Introduction

With the advances of deep learning, license plate recognition (LPR) based on deep learning has been widely used in public transport such as electronic toll collection, car parking management and law enforcement. Deep neural networks are proverbially vulnerable to crafted adversarial examples, which has been proved in many applications like object recognition, malware detection, etc. However, it is more challenging to launch a practical adversarial attack against LPR systems as any covering or scrawling to license plate is prohibited by law. On the other hand, the created perturbations are susceptible to the surrounding environment including illumination conditions, shooting distances and angles of LPR systems.

To this end, we propose the first practical adversarial attack, named as RoLMA, against deep learning based LPR systems. We adopt illumination technologies to create a number of light spots as noises on license plate, and design targeted and non-targeted strategies to find out the optimal adversarial example against HyperLPR, a state-of-the-art LPR system. We physicalize these perturbations on a real license plate by virtue of generated adversarial examples. Extensive experiments demonstrate that RoLMA can effectively deceive HyperLPR with a 89.15% success rate in targeted attacks and 97.3% in non-targeted attacks. Moreover, our experiments also prove its high practicality with a 91.43% success rate towards physical license plates, and imperceptibility with around 93.56% of investigated participants being able to correctly recognize license plates and only 21.76% of them being aware of artificial illumination.

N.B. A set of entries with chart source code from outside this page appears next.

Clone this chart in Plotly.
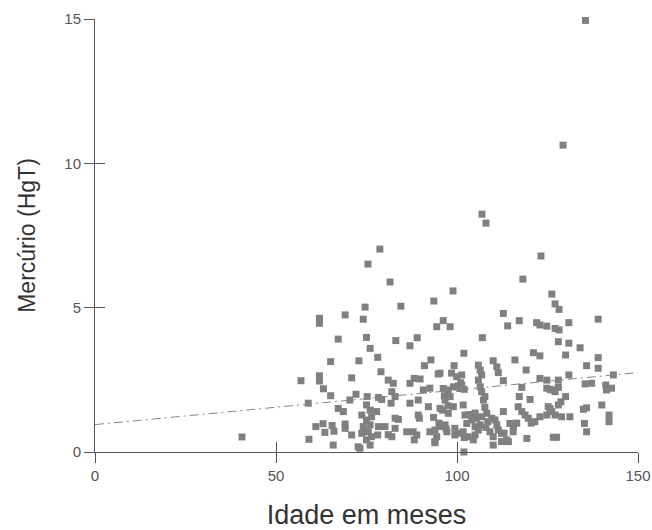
import plotly.graph_objects as go

# Idade (meses) e Mercúrio (HgT)
idade = [
    135.5, 129.3, 106.9, 108.0, 78.7, 75.4, 123.2, 81.5, 118.2, 98.9, 93.6, 126.2, 74.6, 84.5,
    40.6,
    69.1, 62.0, 62.0, 74.1, 67.2, 75.0, 76.0, 65.1, 72.9,
    56.9, 62.0, 62.0, 70.9, 63.1, 65.1, 58.9, 72.1, 70.4, 75.2, 75.0, 67.2, 68.6,
    73.7, 75.0, 76.4, 74.1, 76.0, 75.5, 73.7, 76.4, 75.0, 76.0, 72.7, 76.0,
    61.0, 63.0, 65.5, 63.5, 66.0, 69.1, 69.1, 70.9, 59.1, 65.8, 73.2,
    96.2, 94.4, 98.1, 83.1, 89.0, 87.0, 78.1, 92.8, 91.0, 79.0, 81.0, 82.4, 88.2, 89.8, 87.0,
    94.8, 99.2, 98.5, 99.9, 78.3, 79.2, 82.0, 82.9, 81.8, 87.0, 89.3, 90.7, 92.5, 92.1,
    97.6, 99.0, 100.4, 102.0, 95.3, 96.7, 98.1, 97.6, 99.0, 77.8, 78.3, 78.1, 82.9, 83.8,
    80.1, 81.0, 82.9, 82.0, 86.1, 87.9, 88.9, 88.2, 89.3, 89.6, 92.5, 93.9, 95.3, 96.7,
    94.4, 93.9, 97.2, 99.4, 99.4,
    112.8, 117.2, 114.0, 122.0, 122.9, 107.0, 101.9, 121.1, 122.9, 116.0, 110.0, 111.0,
    111.4, 105.9, 106.4, 106.8, 105.9, 119.1, 112.8, 122.9, 101.3, 117.9, 106.4, 106.8,
    107.7, 107.3, 117.2, 120.2, 101.7, 112.8, 102.2, 104.1, 105.4, 106.8, 108.2, 109.6,
    102.7, 105.0, 106.4, 105.9, 110.5, 111.0, 111.4, 112.3, 114.6, 115.6, 116.9, 117.9,
    118.8, 119.7, 121.5, 122.9, 101.7, 103.1, 105.0, 104.5, 109.1, 110.0, 110.0, 114.2,
    119.3, 101.9, 101.0, 101.3,
    127.1, 128.2, 139.0, 130.9, 124.8, 127.1, 128.2, 128.0, 130.9, 134.0, 130.0, 139.0,
    135.8, 139.0, 130.9, 143.2, 135.4, 137.2, 141.1, 141.3, 142.7, 128.0, 126.2, 124.8,
    130.0, 128.7, 140.0, 135.8, 134.9, 125.2, 126.2, 127.1, 128.9, 131.2, 124.8, 142.0,
    142.0, 135.2, 135.8, 126.6,
    95.3, 124.8, 128.0, 125.7, 127.1, 96.2, 100.8, 96.5, 97.5, 96.0, 107.7, 103.5,
    105.0, 108.5, 116.5, 125.7, 128.0, 93.5, 95.0, 97.0, 100.5, 102.0, 113.0, 115.5,
    112.3, 113.7, 127.5, 108.0, 120.5, 93.9,
]
mercurio = [
    14.95, 10.63, 8.24, 7.93, 7.03, 6.51, 6.79, 5.89, 5.99, 5.58, 5.23, 5.47, 5.02, 5.05,
    0.52,
    4.75, 4.63, 4.46, 4.60, 3.91, 3.97, 3.59, 3.13, 3.16,
    2.47, 2.64, 2.46, 2.57, 2.19, 1.95, 1.69, 2.00, 1.80, 1.92, 1.63, 1.51, 1.40,
    1.28, 1.11, 1.22, 0.88, 0.94, 0.70, 0.65, 0.53, 0.42, 0.24, 0.18, 1.45,
    0.88, 0.98, 0.92, 0.68, 0.72, 0.82, 0.97, 0.59, 0.44, 0.24, 0.13,
    4.55, 4.34, 4.34, 3.86, 3.96, 3.68, 3.28, 3.19, 2.99, 2.78, 2.49, 2.38, 2.55, 2.53, 2.38,
    2.70, 2.99, 2.73, 2.61, 1.89, 1.82, 2.09, 1.92, 1.69, 1.69, 1.80, 2.15, 2.21, 1.57,
    2.15, 2.26, 2.29, 2.17, 1.51, 1.80, 1.92, 1.34, 1.57, 1.40, 0.88, 0.59, 1.17, 1.13,
    0.88, 0.60, 0.82, 0.53, 0.70, 0.70, 0.59, 0.42, 1.28, 1.17, 0.70, 0.76, 0.88, 0.94,
    0.53, 0.32, 0.70, 0.59, 0.82,
    4.80, 4.55, 4.37, 4.48, 4.40, 3.96, 3.42, 3.44, 3.33, 3.19, 3.16, 2.95,
    2.75, 3.01, 2.84, 2.67, 2.49, 2.84, 2.47, 2.55, 2.67, 2.24, 2.26, 2.09,
    1.92, 1.80, 1.92, 1.82, 1.63, 1.40, 1.28, 1.11, 1.17, 1.22, 1.34, 1.17,
    0.99, 0.88, 0.94, 0.76, 1.11, 0.94, 0.76, 0.65, 0.99, 0.88, 1.57, 1.40,
    1.28, 1.17, 1.05, 1.22, 0.70, 0.53, 0.59, 0.42, 0.70, 0.53, 0.24, 0.36,
    0.47, 0.00, 2.40, 2.32,
    5.13, 4.94, 4.60, 4.48, 4.36, 4.28, 4.23, 3.82, 3.77, 3.61, 3.36, 3.27,
    2.99, 2.90, 2.67, 2.67, 2.36, 2.38, 2.32, 2.15, 2.21, 2.24, 2.15, 2.21,
    1.92, 1.74, 1.63, 1.53, 1.48, 1.57, 1.40, 1.28, 1.22, 1.22, 1.28, 1.28,
    1.05, 0.99, 0.70, 0.51,
    2.73, 2.49, 2.49, 2.17, 2.09, 2.20, 2.20, 1.95, 1.60, 1.45, 1.55, 1.30,
    1.35, 1.05, 1.00, 1.50, 1.63, 1.20, 1.00, 0.80, 0.65, 0.50, 0.65, 0.70,
    0.36, 0.42, 0.51, 0.85, 1.00, 0.36,
]

# Linha de tendência (extremos)
trend_x = [0, 150]
trend_y = [0.95, 2.75]

x_ticks = [0, 50, 100, 150]
y_ticks = [0, 5, 10, 15]

font_family = "Arial, Liberation Sans, sans-serif"
axis_color = "#555555"

fig = go.Figure()
fig.add_trace(go.Scatter(
    x=idade, y=mercurio, mode="markers",
    marker=dict(symbol="square", size=7, color="#808080", line=dict(width=0)),
    cliponaxis=False, showlegend=False, hoverinfo="x+y",
))
fig.add_trace(go.Scatter(
    x=trend_x, y=trend_y, mode="lines", xaxis="x2", yaxis="y2",
    line=dict(color="#888888", width=1, dash="9px,4px,2px,4px"),
    showlegend=False, hoverinfo="skip",
))

common = dict(showgrid=False, zeroline=False, automargin=False)
fig.update_layout(
    width=652, height=530,
    margin=dict(l=95, r=14, t=19, b=78),
    plot_bgcolor="white", paper_bgcolor="white",
    font=dict(family=font_family, color="#555555", size=15),
    xaxis=dict(
        range=[0, 150], tickvals=x_ticks, ticks="outside", ticklen=10, tickwidth=1,
        tickcolor=axis_color, showline=True, linecolor=axis_color, linewidth=1,
        tickfont=dict(size=15, color="#555555"),
        title=dict(text="Idade em meses", font=dict(size=27, color="#333333"), standoff=22),
        **common,
    ),
    yaxis=dict(
        range=[0, 15], tickvals=y_ticks, ticks="outside", ticklen=10, tickwidth=1,
        tickcolor=axis_color, showline=True, linecolor=axis_color, linewidth=1,
        tickfont=dict(size=15, color="#555555"),
        title=dict(text="Mercúrio (HgT)", font=dict(size=23, color="#333333"), standoff=22),
        **common,
    ),
    xaxis2=dict(
        range=[0, 150], tickvals=x_ticks, ticks="inside", ticklen=10, tickwidth=1,
        tickcolor=axis_color, showticklabels=False, showline=False,
        overlaying="x", anchor="y2", **common,
    ),
    yaxis2=dict(
        range=[0, 15], tickvals=y_ticks, ticks="inside", ticklen=10, tickwidth=1,
        tickcolor=axis_color, showticklabels=False, showline=False,
        overlaying="y", anchor="x2", **common,
    ),
)

fig.write_html(
    "out.html",
    config={"displayModeBar": False},
    post_script="document.body.style.margin='0';document.body.style.overflow='hidden';",
)
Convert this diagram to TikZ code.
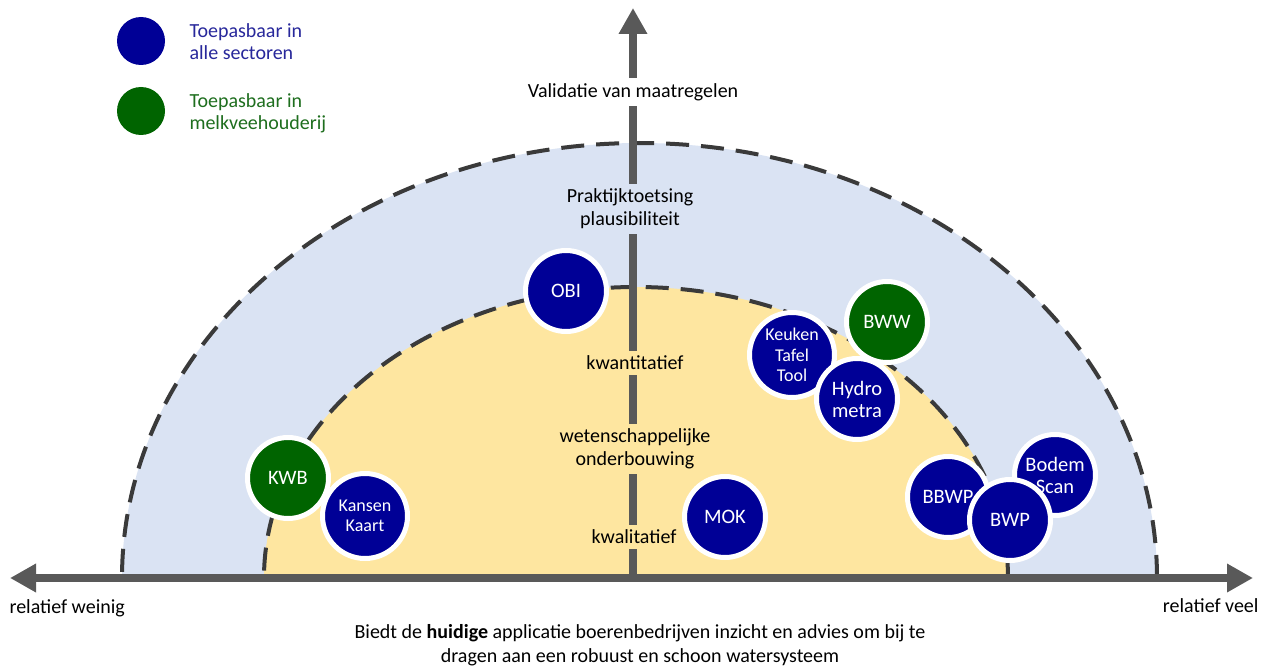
\documentclass[tikz,border=0pt]{standalone}
\usepackage{fontspec}
\setmainfont{Carlito}
\usetikzlibrary{arrows.meta}
\definecolor{lblue}{HTML}{DAE3F3}
\definecolor{lyell}{HTML}{FEE6A0}
\definecolor{cblue}{RGB}{0,0,150}
\definecolor{cgreen}{RGB}{0,100,0}
\definecolor{tblue}{RGB}{40,40,155}
\definecolor{tgreen}{RGB}{30,110,30}
\definecolor{axisgray}{HTML}{595959}
\definecolor{dashgray}{HTML}{3A3A3A}
\tikzset{
  bub/.style={circle, fill=cblue, draw=white, line width=5pt, minimum size=81pt, inner sep=0pt,
    text=white, align=center, font=\fontsize{20.5}{22}\selectfont},
  bubg/.style={bub, fill=cgreen},
  bubs/.style={bub, minimum size=85pt, font=\fontsize{18}{20.5}\selectfont},
  axisline/.style={line width=8pt, draw=axisgray},
  tipend/.style={-{Triangle[length=26pt,width=27pt]}},
  bothend/.style={{Triangle[length=26pt,width=27pt]}-{Triangle[length=26pt,width=27pt]}},
  ring/.style={draw=dashgray, line width=4pt, dash pattern=on 23pt off 12pt},
  axlabel/.style={align=center, font=\fontsize{20}{23}\selectfont, inner xsep=4pt, inner ysep=5pt},
  plain/.style={align=center, font=\fontsize{20}{24}\selectfont},
  legdot/.style={circle, minimum size=48pt, inner sep=0pt},
  legtxt/.style={anchor=west, align=left, font=\fontsize{20}{22}\selectfont},
}
\begin{document}
\begin{tikzpicture}[x=1pt,y=-1pt]
\useasboundingbox (0,0) rectangle (1266,666);
\fill[white] (0,0) rectangle (1266,666);
% half ellipses
\begin{scope}
\clip (0,0) rectangle (1266,578);
\fill[lblue] (639.5,578) ellipse [x radius=517.5pt, y radius=435pt];
\fill[lyell] (636,578) ellipse [x radius=372pt, y radius=291pt];
\draw[ring] (639.5,578) ellipse [x radius=517.5pt, y radius=435pt];
\draw[ring] (636,578) ellipse [x radius=372pt, y radius=291pt];
\end{scope}
% axes
\coordinate (hl) at (10,578);
\coordinate (hr) at (1253,578);
\coordinate (vb) at (633,578);
\coordinate (vt) at (633,8);
\draw[axisline, tipend] (vb) -- (vt);
\draw[axisline, bothend] (hl) -- (hr);
% axis labels
\node[axlabel, fill=white] (val) at (633,92) {Validatie van maatregelen};
\node[axlabel, fill=lblue] (prak) at (630,209) {Praktijktoetsing\\plausibiliteit};
\node[axlabel, fill=lyell] (kwan) at (635,363) {kwantitatief};
\node[axlabel, fill=lyell] (wet) at (635,449) {wetenschappelijke\\onderbouwing};
\node[axlabel, fill=lyell] (kwal) at (634,537) {kwalitatief};
\node[plain, anchor=west] (weinig) at (6,608) {relatief weinig};
\node[plain, anchor=east] (veel) at (1262,606) {relatief veel};
\node[plain] (bottom) at (640,645) {Biedt de \textbf{huidige} applicatie boerenbedrijven inzicht en advies om bij te\\dragen aan een robuust en schoon watersysteem};
% bubbles
\node[bub] (obi) at (566,291) {OBI};
\node[bubs] (ktt) at (792,355) {Keuken\\Tafel\\Tool};
\node[bubg] (bww) at (887,322) {BWW};
\node[bub] (hydro) at (857,399) {Hydro\\metra};
\node[bubg] (kwb) at (288,478) {KWB};
\node[bubs] (kans) at (365,516) {Kansen\\Kaart};
\node[bub] (mok) at (725,517) {MOK};
\node[bub] (bodem) at (1055,475) {Bodem\\Scan};
\node[bub] (bbwp) at (948,497) {BBWP};
\node[bub] (bwp) at (1010,520) {BWP};
% legend
\node[legdot, fill=cblue] (lb) at (141,41) {};
\node[legdot, fill=cgreen] (lg) at (141,111) {};
\node[legtxt, text=tblue] (lbt) at (186,42) {Toepasbaar in\\alle sectoren};
\node[legtxt, text=tgreen] (lgt) at (186,113) {Toepasbaar in\\melkveehouderij};
\end{tikzpicture}
\end{document}
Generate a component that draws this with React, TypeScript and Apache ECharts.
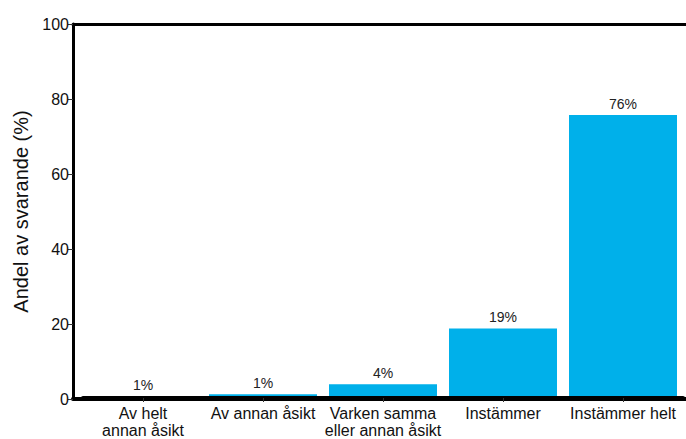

To convert the original license plate to an adversarial one, we propose a Robust Light Mask Attack (RoLMA). It proceeds with six phases in Figure 1:

Photographing, to take a photo of the license plate; illumination is to spotlight the digital license plate with several LED lamps;

Realistic Approximation to transform the current image in three manners—brightness adjustment, image scaling, and image rotation. Considering when the LPR camera is photographing a license plate, it may be away from the plate, much higher than the plate, or influenced by reflected lights on the plate. Therefore, we make these transformations to simulate the reality and thereby increase the robustness of the attack;

HyperLPR testing to determine whether the processed image can fool HyperLPR;

Loss Calculation is performed to calculate the loss value after a recognition task. It happens when HyperLPR produces failed recognition or correct recognition results. According to the loss result, RoLMA can adjust the illumination parameters for another iteration of image transformation;

Physical Implementation connects the simulation experiment with the physical environment. When HyperLPR wrongly recognizes the transformed image, we decorate the physical license plate with a workable illumination solution.